Outre les instruments européens anciens, vous utilisez donc également des instruments issus d’autres cultures  

Jordi Savall : Oui, chaque groupe apporte des instruments différents. La kora, par exemple, est originaire du Mali. Il s’agit d’une harpe d’Afrique de l'Ouest, un instrument fantastique. Les musiciens du Mexique et de Colombie jouent sur des guitares de cette époque révolue. Les Cubains et les Brésiliens apportent également leurs guitares et leurs tambours. C’est une fantastique mosaïque de cultures différentes.  

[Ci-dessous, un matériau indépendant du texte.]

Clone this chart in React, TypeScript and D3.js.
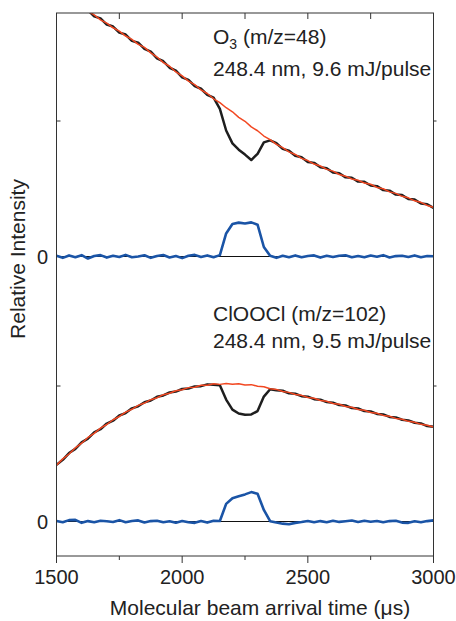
import React from "react";
import * as d3 from "d3";

const times = [1500,1525,1550,1575,1600,1625,1650,1675,1700,1725,1750,1775,1800,1825,1850,1875,1900,1925,1950,1975,2000,2025,2050,2075,2100,2125,2150,2175,2200,2225,2250,2275,2300,2325,2350,2375,2400,2425,2450,2475,2500,2525,2550,2575,2600,2625,2650,2675,2700,2725,2750,2775,2800,2825,2850,2875,2900,2925,2950,2975,3000];

// O3 panel (m/z=48)
const o3Red = [1.983,1.946,1.918,1.877,1.849,1.810,1.783,1.746,1.722,1.688,1.663,1.627,1.603,1.566,1.543,1.503,1.472,1.431,1.404,1.362,1.333,1.294,1.268,1.229,1.203,1.164,1.136,1.098,1.068,1.027,0.998,0.957,0.928,0.889,0.863,0.827,0.803,0.772,0.753,0.724,0.708,0.682,0.668,0.643,0.630,0.605,0.593,0.572,0.563,0.542,0.533,0.510,0.500,0.477,0.466,0.444,0.433,0.411,0.400,0.377,0.363];
const o3Black = [1.99,1.944,1.905,1.888,1.838,1.818,1.772,1.757,1.712,1.697,1.652,1.638,1.591,1.578,1.533,1.512,1.462,1.441,1.393,1.371,1.322,1.304,1.258,1.238,1.193,1.172,1.09,0.93,0.835,0.788,0.752,0.712,0.758,0.842,0.857,0.836,0.794,0.781,0.744,0.733,0.698,0.691,0.658,0.652,0.620,0.614,0.584,0.581,0.553,0.551,0.524,0.519,0.490,0.486,0.457,0.453,0.424,0.420,0.391,0.386,0.358];
const o3Blue = [0.005,-0.01,0.008,-0.005,0.01,-0.015,0.004,0.01,-0.008,0.006,-0.004,0.012,-0.006,0,0.009,-0.01,0.004,0.011,-0.007,0.003,-0.012,0.006,0.012,-0.004,0.008,-0.006,0.01,0.17,0.24,0.25,0.243,0.252,0.235,0.07,0.005,-0.01,0.006,-0.005,0.008,-0.006,0.004,0.008,-0.008,0.005,-0.004,0.006,0.009,-0.006,0.004,-0.005,0.007,-0.002,0.01,-0.007,0.003,0.006,-0.004,0.008,-0.005,0.004,0.002];

// ClOOCl panel (m/z=102)
const clRed = [0.415,0.462,0.498,0.544,0.578,0.62,0.65,0.689,0.716,0.751,0.775,0.807,0.828,0.857,0.874,0.899,0.913,0.936,0.946,0.965,0.972,0.988,0.991,1.005,1.006,1.016,1.012,1.019,1.013,1.017,1.008,1.01,0.998,0.995,0.98,0.975,0.959,0.953,0.937,0.931,0.915,0.909,0.893,0.887,0.871,0.865,0.849,0.843,0.827,0.821,0.805,0.799,0.783,0.777,0.761,0.755,0.739,0.733,0.717,0.71,0.697];
const clBlack = [0.418,0.455,0.505,0.536,0.584,0.612,0.657,0.681,0.723,0.744,0.782,0.8,0.835,0.85,0.88,0.893,0.92,0.93,0.952,0.959,0.978,0.982,0.997,0.999,1.012,1.01,1.005,0.90,0.826,0.797,0.788,0.79,0.815,0.922,0.976,0.968,0.965,0.946,0.943,0.925,0.921,0.903,0.899,0.881,0.877,0.859,0.856,0.837,0.834,0.815,0.812,0.794,0.79,0.772,0.768,0.751,0.746,0.729,0.724,0.704,0.699];
const clBlue = [0.004,-0.006,0.01,0.012,-0.01,0.003,-0.005,0.006,0.002,-0.004,0.01,-0.006,0.004,0.008,-0.007,0.003,0.006,-0.005,0.002,-0.009,0.004,-0.006,-0.01,0.003,-0.008,0.005,0.004,0.13,0.172,0.186,0.2,0.217,0.205,0.085,0.002,-0.008,-0.016,-0.02,-0.01,-0.004,0.004,-0.006,0.003,-0.005,0.006,-0.003,0.002,0.007,-0.004,0.005,-0.002,0.004,-0.006,0.003,0.005,-0.008,-0.01,0.002,-0.006,0.003,0.008];

const majorTicks = [1500, 2000, 2500, 3000];
const minorTicks = [1750, 2250, 2750];
const topTicks = [1750, 2000, 2250, 2500, 2750];

const W = 456, H = 621;
const L = 56.5, R = 433.5, T = 13, B = 556;

export default function App() {
  const x = d3.scaleLinear().domain([1500, 3000]).range([L, R]);
  const yTop = d3.scaleLinear().domain([0, 1]).range([256.5, 121]);
  const yBot = d3.scaleLinear().domain([0, 1]).range([521.5, 386]);

  const mk = (ys: d3.ScaleLinear<number, number>, vals: number[]) =>
    d3.line<number>().x((_, i) => x(times[i])).y((v) => ys(v))(vals) || "";

  const black = "#1e1e1e";
  const red = "#f24822";
  const blue = "#1a54a6";
  const font = "'Liberation Sans', Arial, Helvetica, sans-serif";
  const txt = "#222";

  return (
    <svg width={W} height={H} style={{ position: "absolute", left: 0, top: 0 }} fontFamily={font}>
      <defs>
        <clipPath id="plotclip">
          <rect x={L} y={T} width={R - L} height={B - T} />
        </clipPath>
      </defs>
      <rect x={0} y={0} width={W} height={H} fill="#fff" />
      {/* zero lines */}
      <line x1={L} x2={R} y1={yTop(0)} y2={yTop(0)} stroke="#111" strokeWidth={1} />
      <line x1={L} x2={R} y1={yBot(0)} y2={yBot(0)} stroke="#111" strokeWidth={1} />
      <g clipPath="url(#plotclip)" fill="none" strokeLinejoin="round">
        <path d={mk(yTop, o3Black)} stroke={black} strokeWidth={2.5} />
        <path d={mk(yTop, o3Red)} stroke={red} strokeWidth={1.5} />
        <path d={mk(yTop, o3Blue)} stroke={blue} strokeWidth={2.6} />
        <path d={mk(yBot, clBlack)} stroke={black} strokeWidth={2.5} />
        <path d={mk(yBot, clRed)} stroke={red} strokeWidth={1.5} />
        <path d={mk(yBot, clBlue)} stroke={blue} strokeWidth={2.6} />
      </g>
      {/* frame */}
      <rect x={L} y={T} width={R - L} height={B - T} fill="none" stroke="#333" strokeWidth={1} />
      {/* ticks */}
      {topTicks.map((t) => (
        <line key={"tt" + t} x1={x(t)} x2={x(t)} y1={T} y2={T + 6} stroke="#333" />
      ))}
      {majorTicks.map((t) => (
        <line key={"bm" + t} x1={x(t)} x2={x(t)} y1={B} y2={B + 7} stroke="#333" />
      ))}
      {minorTicks.map((t) => (
        <line key={"bn" + t} x1={x(t)} x2={x(t)} y1={B} y2={B + 4} stroke="#333" />
      ))}
      {[yTop(1), yBot(1)].map((yy, i) => (
        <g key={"yt" + i}>
          <line x1={L} x2={L + 4} y1={yy} y2={yy} stroke="#333" />
          <line x1={R} x2={R + 3} y1={yy} y2={yy} stroke="#333" />
        </g>
      ))}
      {/* tick labels */}
      {majorTicks.map((t) => (
        <text key={"bl" + t} x={x(t)} y={584} fontSize={20} textAnchor="middle" fill={txt}>
          {t}
        </text>
      ))}
      <text x={48} y={yTop(0) + 7} fontSize={20} textAnchor="end" fill={txt}>0</text>
      <text x={48} y={yBot(0) + 7} fontSize={20} textAnchor="end" fill={txt}>0</text>
      {/* axis labels */}
      <text x={260} y={615} fontSize={21} textAnchor="middle" fill={txt}>
        Molecular beam arrival time (μs)
      </text>
      <text transform="translate(25,259) rotate(-90)" fontSize={21} textAnchor="middle" fill={txt}>
        Relative Intensity
      </text>
      {/* annotations */}
      <text x={213} y={44} fontSize={21} fill={txt}>
        O<tspan fontSize={14} dy={5}>3</tspan>
        <tspan dy={-5}> (m/z=48)</tspan>
      </text>
      <text x={213} y={76} fontSize={21} fill={txt}>248.4 nm, 9.6 mJ/pulse</text>
      <text x={213} y={321} fontSize={21} fill={txt}>ClOOCl (m/z=102)</text>
      <text x={213} y={348} fontSize={21} fill={txt}>248.4 nm, 9.5 mJ/pulse</text>
    </svg>
  );
}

Quelle musique d’Haïti présenterez-vous  

Jordi Savall : Nous travaillons avec une chanteuse haïtienne, Sylvie Henry, qui a une voix extraordinaire. Elle chante de magnifiques chants traditionnels de l’époque. Il y a un certain contraste dans la musique, qui dégage souvent charme et douceur, avant de se transformer en complainte, puis d’enfin respirer la joie - ces gens compensaient leurs nombreux problèmes en chantant. Plus ils souffraient, plus le chant devait être optimiste. C’est cette énergie qui les a sauvés et leur a donné force et espoir. 

D’Haïti et de Cuba, nous traversons la mer vers le continent avec la musique de Gaspar Fernandes du Mexique. Les paroles de ses chansons sont en partie écrites en nahuatl, une langue ancienne parlée par les Aztèques et d’autres peuples nahuas d’Amérique centrale et qui reste aujourd’hui la langue maternelle d’une partie de la population indigène du Mexique.  

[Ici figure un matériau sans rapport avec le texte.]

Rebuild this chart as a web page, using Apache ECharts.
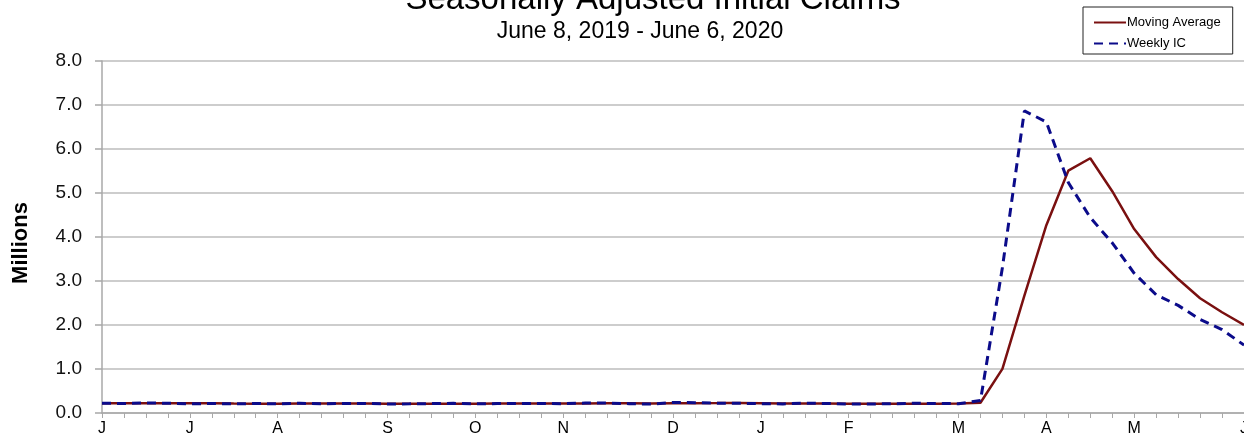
<!DOCTYPE html>
<html>
<head>
<meta charset="utf-8">
<script src="https://cdn.jsdelivr.net/npm/echarts@6/dist/echarts.min.js"></script>
<style>
  html, body { margin: 0; padding: 0; background: #ffffff; }
  #chart { width: 1244px; height: 435px; }
</style>
</head>
<body>
<div id="chart"></div>
<script>
// Week-ending dates (June 8, 2019 - June 6, 2020)
const weeks = [
  '2019-06-08','2019-06-15','2019-06-22','2019-06-29','2019-07-06','2019-07-13','2019-07-20','2019-07-27',
  '2019-08-03','2019-08-10','2019-08-17','2019-08-24','2019-08-31','2019-09-07','2019-09-14','2019-09-21',
  '2019-09-28','2019-10-05','2019-10-12','2019-10-19','2019-10-26','2019-11-02','2019-11-09','2019-11-16',
  '2019-11-23','2019-11-30','2019-12-07','2019-12-14','2019-12-21','2019-12-28','2020-01-04','2020-01-11',
  '2020-01-18','2020-01-25','2020-02-01','2020-02-08','2020-02-15','2020-02-22','2020-02-29','2020-03-07',
  '2020-03-14','2020-03-21','2020-03-28','2020-04-04','2020-04-11','2020-04-18','2020-04-25','2020-05-02',
  '2020-05-09','2020-05-16','2020-05-23','2020-05-30','2020-06-06'
];

// Month tick labels (first week of each month)
const tickDates   = ['2019-06-08','2019-07-06','2019-08-03','2019-09-07','2019-10-05','2019-11-02','2019-12-07','2020-01-04','2020-02-01','2020-03-07','2020-04-04','2020-05-02','2020-06-06'];
const tickLetters = ['J','J','A','S','O','N','D','J','F','M','A','M','J'];

// Millions
const movingAverage = [
  0.219,0.219,0.221,0.222,0.219,0.219,0.214,0.213,
  0.213,0.214,0.215,0.214,0.216,0.212,0.211,0.211,
  0.211,0.213,0.214,0.214,0.214,0.214,0.217,0.220,
  0.219,0.217,0.221,0.223,0.226,0.230,0.223,0.216,
  0.216,0.215,0.213,0.212,0.209,0.210,0.213,0.215,
  0.233,1.004,2.667,4.268,5.507,5.790,5.040,4.181,
  3.543,3.044,2.609,2.289,2.003
];

const weeklyIC = [
  0.222,0.217,0.227,0.222,0.209,0.216,0.208,0.217,
  0.209,0.221,0.211,0.215,0.217,0.204,0.208,0.213,
  0.219,0.210,0.214,0.213,0.218,0.211,0.225,0.227,
  0.213,0.203,0.240,0.235,0.224,0.220,0.212,0.207,
  0.223,0.217,0.203,0.205,0.211,0.220,0.217,0.211,
  0.282,3.307,6.867,6.615,5.237,4.442,3.867,3.176,
  2.687,2.446,2.126,1.897,1.542
];

const yTicks = [0,1,2,3,4,5,6,7,8];

const FONT = '"Liberation Sans", Arial, sans-serif';
const chart = echarts.init(document.getElementById('chart'), null, { renderer: 'canvas' });

chart.setOption({
  backgroundColor: '#ffffff',
  animation: false,
  title: [
    {
      text: 'Seasonally Adjusted Initial Claims',
      left: 653, textAlign: 'center', top: -17, padding: 0,
      textStyle: { fontFamily: FONT, fontSize: 33, fontWeight: 'normal', color: '#000' }
    },
    {
      text: 'June 8, 2019 - June 6, 2020',
      left: 640, textAlign: 'center', top: 20, padding: 0,
      textStyle: { fontFamily: FONT, fontSize: 23, fontWeight: 'normal', color: '#000' }
    }
  ],
  graphic: [
    {
      type: 'text',
      x: 21, y: 243,
      rotation: Math.PI / 2,
      style: {
        text: 'Millions',
        fontFamily: FONT, fontSize: 22, fontWeight: 'bold', fill: '#000',
        align: 'center', verticalAlign: 'middle'
      }
    }
  ],
  legend: {
    orient: 'vertical',
    left: 1083, top: 7,
    padding: [9, 12, 4, 10],
    itemWidth: 32, itemHeight: 12, itemGap: 8,
    borderColor: '#222', borderWidth: 1,
    itemStyle: { opacity: 0 },
    textStyle: { fontFamily: FONT, fontSize: 13, color: '#000', padding: [0, 0, 0, -4] },
    data: ['Moving Average', 'Weekly IC']
  },
  grid: { left: 102, right: 0, top: 61, bottom: 22, containLabel: false, outerBoundsMode: 'none' },
  xAxis: {
    type: 'category',
    data: weeks,
    boundaryGap: false,
    axisLine: { show: true, lineStyle: { color: '#a8a8a8', width: 1.5 } },
    axisTick: { show: true, interval: 0, length: 5, lineStyle: { color: '#a8a8a8', width: 1 } },
    axisLabel: {
      interval: 0, margin: 8, hideOverlap: false,
      fontFamily: FONT, fontSize: 16, color: '#000',
      formatter: function (v) { const i = tickDates.indexOf(v); return i >= 0 ? tickLetters[i] : ''; }
    },
    splitLine: { show: false }
  },
  yAxis: {
    type: 'value',
    min: yTicks[0], max: yTicks[yTicks.length - 1], interval: 1,
    axisLine: { show: true, lineStyle: { color: '#a8a8a8', width: 1.5 } },
    axisTick: { show: true, length: 7, lineStyle: { color: '#a8a8a8', width: 1.5 } },
    axisLabel: {
      margin: 20, fontFamily: FONT, fontSize: 19, color: '#111',
      formatter: function (v) { return v.toFixed(1); }
    },
    splitLine: { show: true, lineStyle: { color: '#bdbdbd', width: 1.5 } }
  },
  series: [
    {
      name: 'Moving Average',
      type: 'line',
      data: movingAverage,
      symbol: 'none',
      smooth: false,
      color: '#7a1010',
      lineStyle: { color: '#7a1010', width: 2.5 },
      z: 2
    },
    {
      name: 'Weekly IC',
      type: 'line',
      data: weeklyIC,
      symbol: 'none',
      smooth: false,
      color: '#0b0b8a',
      lineStyle: { color: '#0b0b8a', width: 3, type: [9, 6] },
      z: 3
    }
  ]
});
</script>
</body>
</html>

Jordi Savall : Au Mexique, il était courant de préserver les langues indigènes, ce qui a donné lieu à un merveilleux mélange de styles musicaux. Cela me fait penser à Elias Canetti. En 1942, il écrit dans The Human Province que la véritable histoire de l’humanité est la musique. La musique s’adresse à nos émotions, à nos cœurs. Lorsque nous écoutons cette musique ancienne, elle évoque en nous les mêmes sentiments que chez les gens d’alors. Et je l’affirme : sans la musique, l’histoire ne serait qu’un vaste désert. La musique donne vie à l’histoire et les émotions nous permettent dans une certaine mesure de nous identifier à elle. 

Comment la musique des personnes réduites en esclavage et des peuples indigènes a-t-elle influencé la musique européenne  

Jordi Savall : Prenons l’exemple de la chaconne. Aujourd’hui, nous connaissons de fantastiques chaconnes de Bach, de Rameau et d’autres grands compositeurs. Mais vers 1590, Lope de Vega parle de la « chacona ». Il affirme que la chacona provient des peuples indigènes et noirs du « Nouveau Monde ». Imaginez un peu : Un marin chante une chanson et les Noirs d’Amérique l’imitent. Ils créent une nouvelle musique, qui traverse la mer et devient une chacona très populaire connue sous le nom de A La Vida Bona de Juan Arañés, publiée à Rome vers 1608. Il s’agit de la première chaconne. La musique est très vivante, alors que plus tard, comme toutes les danses du XVIIe siècle, la chaconne devient plus pesante. Logique, puisque ces danses viennent des villages et atteignent la cour : on y porte des perruques et de grandes robes, et tout devient plus lourd et plus lent. 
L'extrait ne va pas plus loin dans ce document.